Gay Jesuit student priest calls on church to find 'tender compassion' in poignant statement
Priest Praying' [Shutterstock]

A 36-year-old Jesuit man studying for the priesthood announced he was gay on Friday and encouraged the Catholic Church to be more accepting of LGBT clergy and members, Think Progress reported.

"I pray as a Church we discover tender compassion for each other to love the God that dwells in us all," Damian Torres-Botello wrote in a column published in The Jesuit Post.

Torres-Botello recalled in the piece that as he began his training nearly three years ago, friends worried that he would be "forced into the closet," or that he would face difficulties in his studies as a person of color in "an ostensibly all-white male order." Instead, Think Progress reported that his post was approved by his superiors.

"I am more than my skin color, my sexual orientation, and my economic class," Torres-Botello stated. "It restricts God's image and likeness if I only see myself as those three aspects. Defining myself purely on what I am limits who I am and how I can be of service."

The Advocate reported that, while the Roman Catholic Church refers to homosexuality as a "disorder," Torres-Botello's appeal came a day after more than 100 high-ranking church officials and donors urged Pope Francis -- who is a Jesuit like Torres-Botello -- to remove San Francisco Archbishop Salvatore Cordileone from his position.
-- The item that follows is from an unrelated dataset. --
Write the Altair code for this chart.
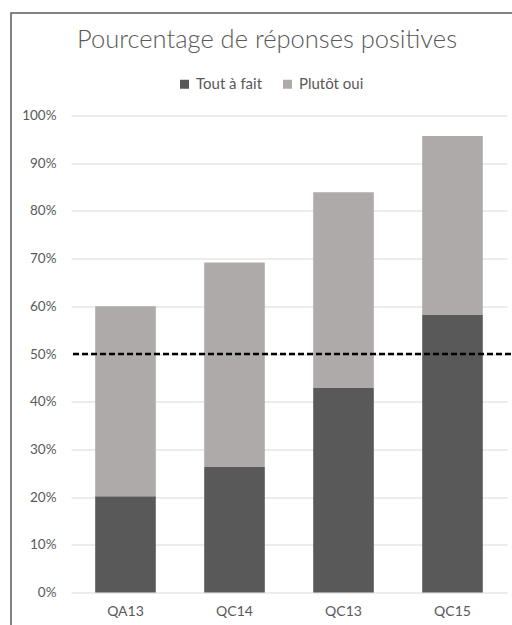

The group took out a full-page ad in the San Francisco Chronicle on Thursday accusing Cordileone of creating "an atmosphere of division and intolerance" within the local church community. While Torres-Botello's statement steered clear of any specific policy changes, he also noted that many Catholics have been made to feel unwelcome within their own respective churches.

"Teachers have been terminated from jobs, children with disabilities have been refused sacraments, and many divorced men and women continue to feel unwanted," he wrote. "You don't have to look hard to find similar stories from African-American Catholics, Latino Catholics, Catholic women, and former Catholics alike. And all of this tension has caused people to leave the church, and in some cases, lose their faith."